Political parties decide partners on perception. Irrespective what people say on TV, nobody knows the outcome of an election just like nobody new AIADMK will get thrashed before the election. Hindsight vision is always 20/20 hence saying it was always well known after the outcome just doesn’t cut it. So the simple answer to why BJP was cozying up to the AIADMK was that they thought their position will remain intact with the Vajpayee wave - it was bad election strategy
You also miss an important point. When you say that DMK left NDA because of Gujarat because it has a Muslim constituency, it has a far stronger Dravidian constituency. It was the Congress that withdrew support to third front government following Jain commission interim report. It would take some imagination to conclude that DMK was worried about its Muslim votes and not its core constituency while joining hands with the Congress.
Whether reasons like ‘India Shining’ or ‘Gujarat 2002’ are genuine or hokum can be simply judged by the fact that nobody peddled these theories before the elections.
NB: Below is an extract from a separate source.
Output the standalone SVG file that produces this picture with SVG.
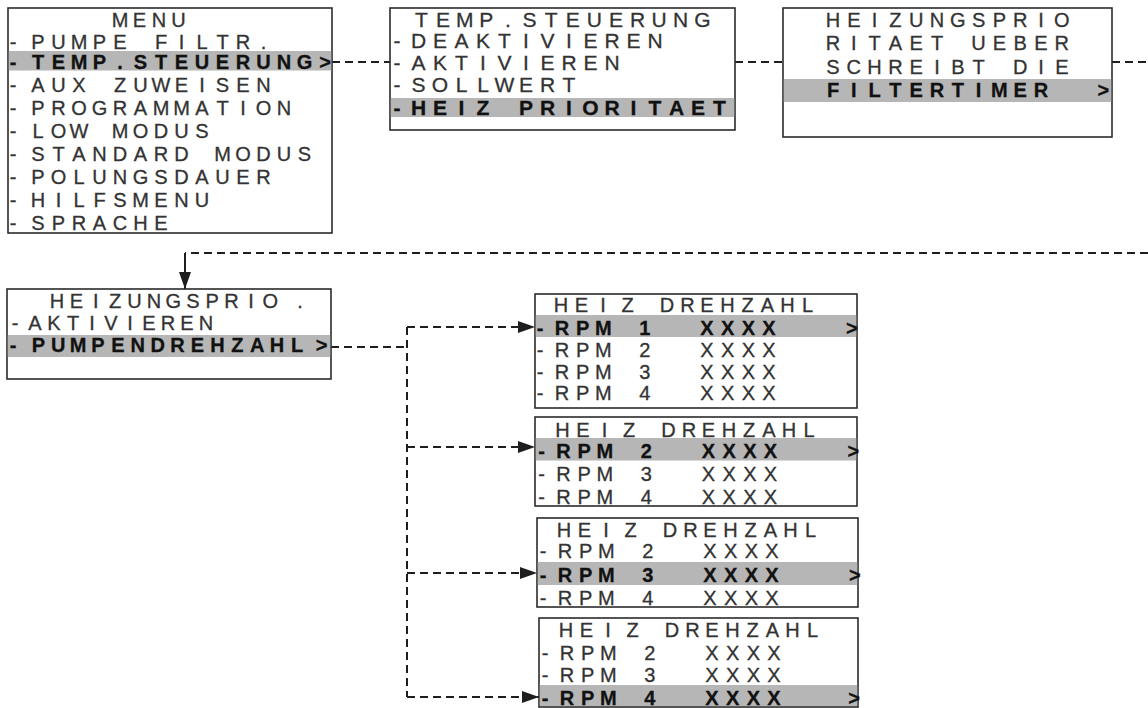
<svg xmlns="http://www.w3.org/2000/svg" width="1148" height="708" viewBox="0 0 1148 708">
<defs>
<style>
.box{fill:#fff;stroke:#2b2b2b;stroke-width:1.6}
.bar{fill:#b6b6b6}
.t{font-family:"Liberation Sans",Arial,sans-serif;font-size:20px;fill:#333;stroke:#333;stroke-width:0.3;text-anchor:middle;white-space:pre}
.b{font-weight:bold;fill:#111;stroke:#111}
.t2{font-size:21px}
.c{fill:none;stroke:#1e1e1e;stroke-width:2;stroke-dasharray:8 5}
.s{fill:none;stroke:#1e1e1e;stroke-width:2}
</style>
<marker id="ah" markerUnits="userSpaceOnUse" markerWidth="17" markerHeight="12" refX="17" refY="6" orient="auto"><path d="M0,0 L17,6 L0,12 Z" fill="#1e1e1e"/></marker>
</defs>
<rect width="1148" height="708" fill="#fff"/>

<g id="connectors">
<path class="c" d="M332,62 H390"/>
<path class="c" d="M735,62 H783"/>
<path class="c" d="M1112,62 H1148"/>
<path class="c" d="M1148,253 H185"/>
<path class="s" d="M185,253 V289" marker-end="url(#ah)"/>
<path class="c" d="M331,347 H407"/>
<path class="c" d="M407,327 V697"/>
<path class="c" d="M407,327 H535" marker-end="url(#ah)"/>
<path class="c" d="M407,447 H535" marker-end="url(#ah)"/>
<path class="c" d="M407,573 H537" marker-end="url(#ah)"/>
<path class="c" d="M407,697 H539" marker-end="url(#ah)"/>
</g>

<g id="menu">
<rect class="box" x="8" y="8" width="324" height="225"/>
<rect class="bar" x="8.8" y="51" width="322.4" height="19.5"/>
<text class="t" x="120 139.5 159 178.5" y="27">MENU</text>
<text class="t" x="13 38 58.5 79 99.5 120 140.5 161 181.5 202 222.5 243 263.5 284 304.5 325" y="48.5">-PUMPE FILTR.</text>
<text class="t b" x="13 38 58.5 79 99.5 120 140.5 161 181.5 202 222.5 243 263.5 284 304.5 325" y="68.5">-TEMP.STEUERUNG&gt;</text>
<text class="t" x="13 38 58.5 79 99.5 120 140.5 161 181.5 202 222.5 243 263.5 284 304.5 325" y="92">-AUX ZUWEISEN</text>
<text class="t" x="13 38 58.5 79 99.5 120 140.5 161 181.5 202 222.5 243 263.5 284 304.5 325" y="115">-PROGRAMMATION</text>
<text class="t" x="13 38 58.5 79 99.5 120 140.5 161 181.5 202 222.5 243 263.5 284 304.5 325" y="138">-LOW MODUS</text>
<text class="t" x="13 38 58.5 79 99.5 120 140.5 161 181.5 202 222.5 243 263.5 284 304.5 325" y="161">-STANDARD MODUS</text>
<text class="t" x="13 38 58.5 79 99.5 120 140.5 161 181.5 202 222.5 243 263.5 284 304.5 325" y="184">-POLUNGSDAUER</text>
<text class="t" x="13 38 58.5 79 99.5 120 140.5 161 181.5 202 222.5 243 263.5 284 304.5 325" y="207">-HILFSMENU</text>
<text class="t" x="13 38 58.5 79 99.5 120 140.5 161 181.5 202 222.5 243 263.5 284 304.5 325" y="229.5">-SPRACHE</text>
</g>

<g id="temp-steuerung">
<rect class="box" x="390" y="8" width="345" height="122"/>
<rect class="bar" x="390.8" y="98" width="343.4" height="19"/>
<text class="t t2" x="421.5 443.1 464.7 486.3 507.9 529.5 551.1 572.7 594.3 615.9 637.5 659.1 680.7 702.3" y="27">TEMP.STEUERUNG</text>
<text class="t t2" x="397 418.5 440 461.5 483 504.5 526 547.5 569 590.5 612 633.5 655 676.5 698 719.5" y="48">-DEAKTIVIEREN</text>
<text class="t t2" x="397 418.5 440 461.5 483 504.5 526 547.5 569 590.5 612 633.5 655 676.5 698 719.5" y="70">-AKTIVIEREN</text>
<text class="t t2" x="397 418.5 440 461.5 483 504.5 526 547.5 569 590.5 612 633.5 655 676.5 698 719.5" y="92">-SOLLWERT</text>
<text class="t t2 b" x="397 418.5 440 461.5 483 504.5 526 547.5 569 590.5 612 633.5 655 676.5 698 719.5" y="115">-HEIZ PRIORITAET</text>
</g>

<g id="heizungsprio-info">
<rect class="box" x="783" y="8" width="329" height="129"/>
<rect class="bar" x="783.8" y="79" width="327.4" height="23"/>
<text class="t" x="833 853.8 874.6 895.4 916.2 937 957.8 978.6 999.4 1020.2 1041 1061.8 1082.6 1103.4" y="27">HEIZUNGSPRIO</text>
<text class="t" x="833 853.8 874.6 895.4 916.2 937 957.8 978.6 999.4 1020.2 1041 1061.8 1082.6 1103.4" y="50">RITAET UEBER</text>
<text class="t" x="833 853.8 874.6 895.4 916.2 937 957.8 978.6 999.4 1020.2 1041 1061.8 1082.6 1103.4" y="73.5">SCHREIBT DIE</text>
<text class="t b" x="833 853.8 874.6 895.4 916.2 937 957.8 978.6 999.4 1020.2 1041 1061.8 1082.6 1103.4" y="97">FILTERTIMER  &gt;</text>
</g>

<g id="heizungsprio">
<rect class="box" x="7" y="289" width="324" height="90"/>
<rect class="bar" x="7.8" y="335" width="322.4" height="22"/>
<text class="t" x="57 76.4 95.8 115.2 134.6 154 173.4 192.8 212.2 231.6 251 270.4 300" y="308">HEIZUNGSPRIO.</text>
<text class="t" x="15 35 54 73 92 111 130 149 168 187 206" y="330">-AKTIVIEREN</text>
<text class="t b" x="13 38.3 58.2 78.1 98 117.9 137.8 157.7 177.6 197.5 217.4 237.3 257.2 277.1 297 321.5" y="352">-PUMPENDREHZAHL&gt;</text>
</g>

<g id="rpm1">
<rect class="box" x="535" y="294" width="322" height="114"/>
<rect class="bar" x="535.8" y="315" width="320.4" height="22"/>
<text class="t" x="561 581.5 603 627.5 647 667 687.5 707 727.5 747.5 767.5 787.5 807.5" y="312">HEIZ DREHZAHL</text>
<text class="t b" x="540 562 582.7 603.4 624.1 644.8 665.5 686.2 706.9 727.6 748.3 769 789.7 810.4 831.1 851.8" y="335">-RPM 1  XXXX   &gt;</text>
<text class="t" x="540 562 582.7 603.4 624.1 644.8 665.5 686.2 706.9 727.6 748.3 769 789.7 810.4 831.1 851.8" y="357">-RPM 2  XXXX</text>
<text class="t" x="540 562 582.7 603.4 624.1 644.8 665.5 686.2 706.9 727.6 748.3 769 789.7 810.4 831.1 851.8" y="378.5">-RPM 3  XXXX</text>
<text class="t" x="540 562 582.7 603.4 624.1 644.8 665.5 686.2 706.9 727.6 748.3 769 789.7 810.4 831.1 851.8" y="400">-RPM 4  XXXX</text>
</g>

<g id="rpm2">
<rect class="box" x="535" y="417" width="322" height="89"/>
<rect class="bar" x="535.8" y="438" width="320.4" height="22.5"/>
<g transform="translate(1.5,0)">
<text class="t" x="561 581.5 603 627.5 647 667 687.5 707 727.5 747.5 767.5 787.5 807.5" y="437">HEIZ DREHZAHL</text>
<text class="t b" x="540 562 582.7 603.4 624.1 644.8 665.5 686.2 706.9 727.6 748.3 769 789.7 810.4 831.1 851.8" y="458">-RPM 2  XXXX   &gt;</text>
<text class="t" x="540 562 582.7 603.4 624.1 644.8 665.5 686.2 706.9 727.6 748.3 769 789.7 810.4 831.1 851.8" y="481">-RPM 3  XXXX</text>
<text class="t" x="540 562 582.7 603.4 624.1 644.8 665.5 686.2 706.9 727.6 748.3 769 789.7 810.4 831.1 851.8" y="503.5">-RPM 4  XXXX</text>
</g>
</g>

<g id="rpm3">
<rect class="box" x="537" y="518" width="321" height="89"/>
<rect class="bar" x="537.8" y="562" width="319.4" height="23"/>
<g transform="translate(3,0)">
<text class="t" x="561 581.5 603 627.5 647 667 687.5 707 727.5 747.5 767.5 787.5 807.5" y="537">HEIZ DREHZAHL</text>
<text class="t" x="540 562 582.7 603.4 624.1 644.8 665.5 686.2 706.9 727.6 748.3 769 789.7 810.4 831.1 851.8" y="558">-RPM 2  XXXX</text>
<text class="t b" x="540 562 582.7 603.4 624.1 644.8 665.5 686.2 706.9 727.6 748.3 769 789.7 810.4 831.1 851.8" y="582">-RPM 3  XXXX   &gt;</text>
<text class="t" x="540 562 582.7 603.4 624.1 644.8 665.5 686.2 706.9 727.6 748.3 769 789.7 810.4 831.1 851.8" y="604.5">-RPM 4  XXXX</text>
</g>
</g>

<g id="rpm4">
<rect class="box" x="539" y="618" width="319" height="89"/>
<rect class="bar" x="539.8" y="685" width="317.4" height="21"/>
<g transform="translate(5,0)">
<text class="t" x="561 581.5 603 627.5 647 667 687.5 707 727.5 747.5 767.5 787.5 807.5" y="637">HEIZ DREHZAHL</text>
<text class="t" x="540 562 582.7 603.4 624.1 644.8 665.5 686.2 706.9 727.6 748.3 769 789.7 810.4 831.1 851.8" y="660">-RPM 2  XXXX</text>
<text class="t" x="540 562 582.7 603.4 624.1 644.8 665.5 686.2 706.9 727.6 748.3 769 789.7 810.4 831.1 851.8" y="682">-RPM 3  XXXX</text>
<text class="t b" x="540 562 582.7 603.4 624.1 644.8 665.5 686.2 706.9 727.6 748.3 769 789.7 810.4 831.1 849" y="704.5">-RPM 4  XXXX   &gt;</text>
</g>
</g>
</svg>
Saroja - I can understand that the Sr. Maran was instrumental and key to the DMK/BJP alliance to begin with. But his death as the primary reason resulting in the alliance breaking is a bit of concern. With all the pressures, including the pressure on DMK secular credentials, may be Maran's death acted as the proverbial straw that broke the camel's back. My point is if Gujarat had not happened or if DMK had been given a fig leaf of firm action taken on Gujarat even if temporarily, I don't see why they would quit an alliance who by all accounts was going to be the winner and the other option was untouchable and inconvieable at that time.